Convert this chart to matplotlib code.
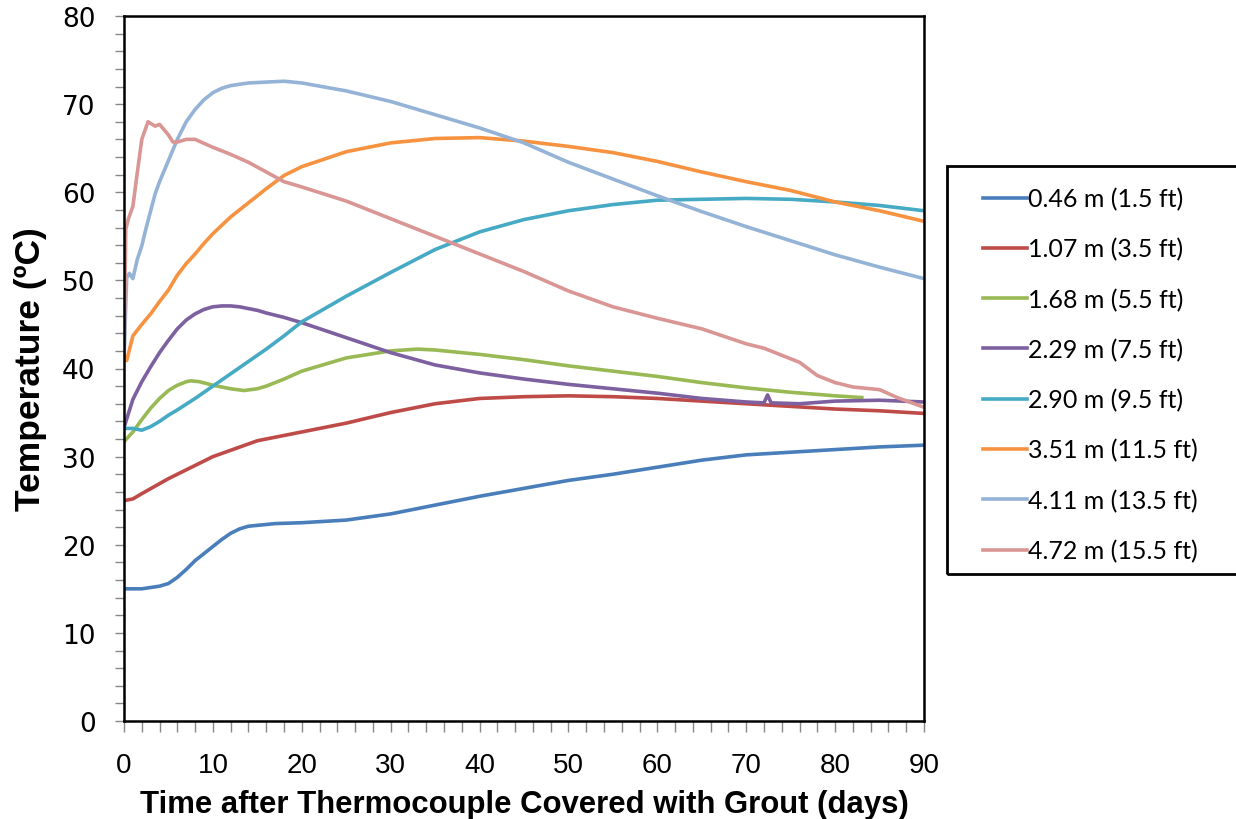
import matplotlib
matplotlib.use("Agg")
import matplotlib.pyplot as plt
from matplotlib.ticker import MultipleLocator
from matplotlib.patches import Rectangle

# ---- data (days, degC) ----
labels = ["0.46 m (1.5 ft)", "1.07 m (3.5 ft)", "1.68 m (5.5 ft)", "2.29 m (7.5 ft)",
          "2.90 m (9.5 ft)", "3.51 m (11.5 ft)", "4.11 m (13.5 ft)", "4.72 m (15.5 ft)"]
colors = ["#4A7EBB", "#BE4B48", "#98B954", "#7D60A0",
          "#46AAC5", "#F69240", "#95B3D7", "#D99694"]

d_046 = [0, 2, 4, 5, 6, 7, 8, 9, 10, 11, 12, 13, 14, 15, 17, 20, 25, 30, 35, 40,
         45, 50, 55, 60, 65, 70, 75, 80, 85, 90]
t_046 = [15, 15, 15.3, 15.6, 16.3, 17.2, 18.2, 19.0, 19.8, 20.6, 21.3, 21.8, 22.1, 22.2, 22.4, 22.5,
         22.8, 23.5, 24.5, 25.5, 26.4, 27.3, 28, 28.8, 29.6, 30.2, 30.5, 30.8, 31.1, 31.3]

d_107 = [0, 1, 2, 5, 10, 15, 20, 25, 30, 35, 40, 45, 50, 55, 60, 65, 70, 75, 80, 85, 90]
t_107 = [25, 25.2, 25.8, 27.5, 30, 31.8, 32.8, 33.8, 35, 36, 36.6, 36.8, 36.9, 36.8, 36.6,
         36.3, 36.0, 35.7, 35.4, 35.2, 34.9]

d_168 = [0, 1, 2, 3, 4, 5, 6, 7, 7.5, 8.5, 10, 11, 12, 13.5, 15, 16, 18, 20, 25, 30, 33, 35,
         40, 45, 50, 55, 60, 65, 70, 75, 80, 83]
t_168 = [31.7, 32.8, 34.2, 35.5, 36.6, 37.5, 38.1, 38.5, 38.6, 38.5, 38.1, 37.9, 37.7, 37.5, 37.7,
         38.0, 38.8, 39.7, 41.2, 42.0, 42.2, 42.1, 41.6, 41.0, 40.3, 39.7, 39.1, 38.4, 37.8,
         37.3, 36.9, 36.7]

d_229 = [0, 1, 2, 3, 4, 5, 6, 7, 8, 9, 10, 11, 12, 13, 14, 15, 16, 18, 20, 25, 30, 35, 40,
         45, 50, 55, 60, 65, 70, 72, 72.4, 72.8, 76, 80, 85, 90]
t_229 = [33.3, 36.5, 38.5, 40.2, 41.8, 43.2, 44.5, 45.5, 46.2, 46.7, 47.0, 47.1, 47.1, 47.0,
         46.8, 46.6, 46.3, 45.8, 45.2, 43.5, 41.8, 40.4, 39.5, 38.8, 38.2, 37.7, 37.2, 36.6,
         36.2, 36.1, 37.0, 36.1, 36.0, 36.3, 36.4, 36.2]

d_290 = [0, 1, 2, 3, 4, 5, 6, 8, 10, 12, 14, 16, 18, 20, 25, 30, 35, 40, 45, 50, 55, 60,
         65, 70, 75, 80, 85, 90]
t_290 = [33.2, 33.2, 33.0, 33.4, 34.0, 34.7, 35.3, 36.6, 38.0, 39.4, 40.8, 42.2, 43.7, 45.3,
         48.2, 50.9, 53.5, 55.5, 56.9, 57.9, 58.6, 59.1, 59.2, 59.3, 59.2, 58.9, 58.5, 57.9]

d_351 = [0, 0.3, 1, 2, 3, 4, 5, 6, 7, 8, 9, 10, 12, 14, 16, 18, 20, 25, 30, 35, 40, 45, 50,
         55, 60, 65, 70, 75, 80, 85, 90]
t_351 = [41.5, 40.9, 43.7, 45.0, 46.2, 47.6, 48.9, 50.6, 51.9, 53.0, 54.2, 55.3, 57.2, 58.8,
         60.4, 61.9, 62.9, 64.6, 65.6, 66.1, 66.2, 65.8, 65.2, 64.5, 63.5, 62.3, 61.2, 60.2,
         58.9, 57.9, 56.7]

d_411 = [0, 0.3, 0.6, 1, 1.5, 2, 2.5, 3, 3.5, 4, 5, 6, 7, 8, 9, 10, 11, 12, 14, 16, 18, 20,
         25, 30, 35, 40, 45, 50, 55, 60, 65, 70, 75, 80, 85, 90]
t_411 = [41, 50.3, 50.8, 50.2, 52.4, 53.9, 56.0, 57.9, 59.8, 61.2, 63.6, 66.0, 68.0, 69.4,
         70.5, 71.3, 71.8, 72.1, 72.4, 72.5, 72.6, 72.4, 71.5, 70.3, 68.8, 67.3, 65.6, 63.4,
         61.5, 59.6, 57.8, 56.1, 54.5, 52.9, 51.5, 50.2]

d_472 = [0, 0.2, 0.5, 1, 1.4, 2, 2.7, 3.5, 4, 5, 5.5, 6, 7, 8, 10, 12, 14, 16, 18, 20, 25,
         30, 35, 40, 45, 50, 55, 60, 65, 70, 72, 74, 76, 78, 80, 82, 85, 87, 90]
t_472 = [41, 55.8, 57, 58.4, 61.5, 66, 68, 67.5, 67.7, 66.5, 65.7, 65.7, 66, 66, 65.1, 64.3,
         63.4, 62.3, 61.2, 60.6, 59, 57, 55, 53, 51, 48.8, 47, 45.7, 44.5, 42.8, 42.3, 41.5,
         40.7, 39.2, 38.4, 37.9, 37.6, 36.7, 35.6]

series = [(d_046, t_046), (d_107, t_107), (d_168, t_168), (d_229, t_229),
          (d_290, t_290), (d_351, t_351), (d_411, t_411), (d_472, t_472)]

# ---- figure ----
fig = plt.figure(figsize=(12.36, 8.2), dpi=100)
ax = fig.add_axes([124 / 1236, 1 - 722 / 820, 800 / 1236, 705 / 820])

for (d, t), c, lab in zip(series, colors, labels):
    ax.plot(d, t, color=c, lw=2.6, label=lab, solid_joinstyle="round")

ax.set_xlim(0, 90)
ax.set_ylim(0, 80)
ax.xaxis.set_major_locator(MultipleLocator(10))
ax.xaxis.set_minor_locator(MultipleLocator(2))
ax.yaxis.set_major_locator(MultipleLocator(10))
ax.yaxis.set_minor_locator(MultipleLocator(2))
ax.tick_params(axis="both", which="both", direction="out", color="#888888", width=1)
ax.tick_params(axis="y", which="both", length=6.5, pad=14)
ax.tick_params(axis="x", which="both", length=8, pad=14)
for s in ax.spines.values():
    s.set_linewidth(1.8)
    s.set_color("black")

for lb in ax.get_yticklabels():
    lb.set_fontfamily("DejaVu Sans")
    lb.set_fontsize(19)
for lb in ax.get_xticklabels():
    lb.set_fontfamily("Liberation Sans")
    lb.set_fontsize(20)

ax.set_xlabel("Time after Thermocouple Covered with Grout (days)",
              family="Liberation Sans", fontweight="bold", fontsize=22.4, labelpad=8)
ax.set_ylabel("Temperature (ºC)", family="Liberation Sans",
              fontweight="bold", fontsize=25.5, labelpad=11)

# legend box, runs off the right edge like the original
fig.patches.append(Rectangle((947 / 1236, 1 - 575 / 820), 0.3, 408 / 820,
                             transform=fig.transFigure, fill=False, edgecolor="black",
                             linewidth=2))
fig.legend(loc="upper left", bbox_to_anchor=(983 / 1236, 1 - 188 / 820), frameon=False,
           prop={"family": "Lato", "size": 18}, handlelength=1.75, handletextpad=0.05,
           labelspacing=1.08, borderaxespad=0, borderpad=0)

fig.savefig("out.png", dpi=100)
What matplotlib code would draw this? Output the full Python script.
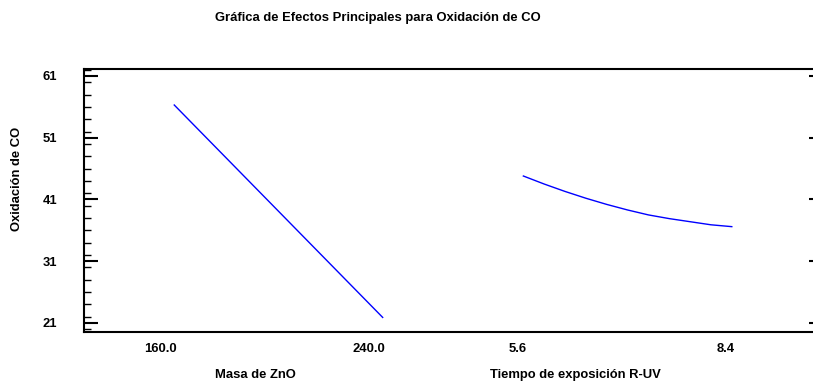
import matplotlib
matplotlib.use("Agg")
import matplotlib.pyplot as plt
import matplotlib.transforms as mtransforms
from matplotlib.ticker import MultipleLocator

# Data
masa_zno = [160.0, 240.0]
oxid_masa = [56.3, 21.9]

tiempo_uv = [5.6, 5.88, 6.16, 6.44, 6.72, 7.0, 7.28, 7.56, 7.84, 8.12, 8.4]
oxid_tiempo = [44.8, 43.5, 42.3, 41.2, 40.2, 39.3, 38.5, 37.9, 37.4, 36.9, 36.6]

y_ticks = [21, 31, 41, 51, 61]

# Settings
plt.rcParams['font.family'] = ['Liberation Sans', 'DejaVu Sans']
plt.rcParams['font.weight'] = 'bold'
fs = 9.4
W, H = 813, 385
group2_start = 1.675  # where the second factor begins on the shared x axis

fig = plt.figure(figsize=(W / 100, H / 100), dpi=100)
ax = fig.add_axes([84 / W, 1 - 331.5 / H, (816 - 84) / W, (331.5 - 69) / H])

# each factor is drawn on its own 0..1 stretch of the x axis
x1 = [(v - masa_zno[0]) / (masa_zno[-1] - masa_zno[0]) for v in masa_zno]
x2 = [group2_start + (v - tiempo_uv[0]) / (tiempo_uv[-1] - tiempo_uv[0]) for v in tiempo_uv]
ax.plot(x1, oxid_masa, color='#0000ff', lw=1.0)
ax.plot(x2, oxid_tiempo, color='#0000ff', lw=1.0)

ax.set_xlim(-0.433, 3.079)
ax.set_ylim(19.62, 62.13)

for side in ['left', 'top', 'bottom']:
    ax.spines[side].set_linewidth(1.5)
ax.spines['right'].set_visible(False)

# y axis ticks
ax.set_yticks(y_ticks)
ax.set_yticklabels([str(t) for t in y_ticks], fontsize=fs, fontweight='bold')
ax.yaxis.set_minor_locator(MultipleLocator(2))
ax.tick_params(axis='y', which='major', direction='in', length=10, width=1.5, pad=19.5)
ax.tick_params(axis='y', which='minor', direction='in', length=5, width=1.0)

# short ticks on the right edge
ax2 = ax.twinx()
ax2.set_ylim(ax.get_ylim())
ax2.set_yticks(y_ticks)
ax2.set_yticklabels([])
ax2.tick_params(axis='y', which='major', direction='in', length=5, width=1.5)
for s in ax2.spines.values():
    s.set_visible(False)

# x tick labels at the ends of each factor
ax.set_xticks([x1[0], x1[-1], x2[0], x2[-1]])
ax.set_xticklabels(['%.1f' % masa_zno[0], '%.1f' % masa_zno[-1],
                    '%.1f' % tiempo_uv[0], '%.1f' % tiempo_uv[-1]],
                   fontsize=fs, fontweight='bold')
ax.tick_params(axis='x', length=0, pad=8.5)
offset = mtransforms.ScaledTranslation(3 / 100, 0, fig.dpi_scale_trans)
for lbl in ax.get_xticklabels():
    lbl.set_horizontalalignment('right')
    lbl.set_transform(lbl.get_transform() + offset)

# labels and title
fig.text(377.5 / W, 1 - 18 / H, 'Gráfica de Efectos Principales para Oxidación de CO',
         ha='center', va='center', fontsize=fs, fontweight='bold')
fig.text(16.7 / W, 1 - 178.5 / H, 'Oxidación de CO', rotation=90,
         ha='center', va='center', fontsize=fs, fontweight='bold')
fig.text(255 / W, 1 - 375 / H, 'Masa de ZnO', ha='center', va='center',
         fontsize=fs, fontweight='bold')
fig.text(575 / W, 1 - 375 / H, 'Tiempo de exposición R-UV', ha='center', va='center',
         fontsize=fs, fontweight='bold')

plt.savefig('out.png', dpi=100)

• WRITTEN EXERCISE:
Skip the pictures and quote each line of the entries above, from the first through the line with "from matplotlib.patches import Rectangle", exactly as it appears.

• THE RESULT:
Convert this chart to matplotlib code.
import matplotlib
matplotlib.use("Agg")
import matplotlib.pyplot as plt
from matplotlib.ticker import MultipleLocator
from matplotlib.patches import Rectangle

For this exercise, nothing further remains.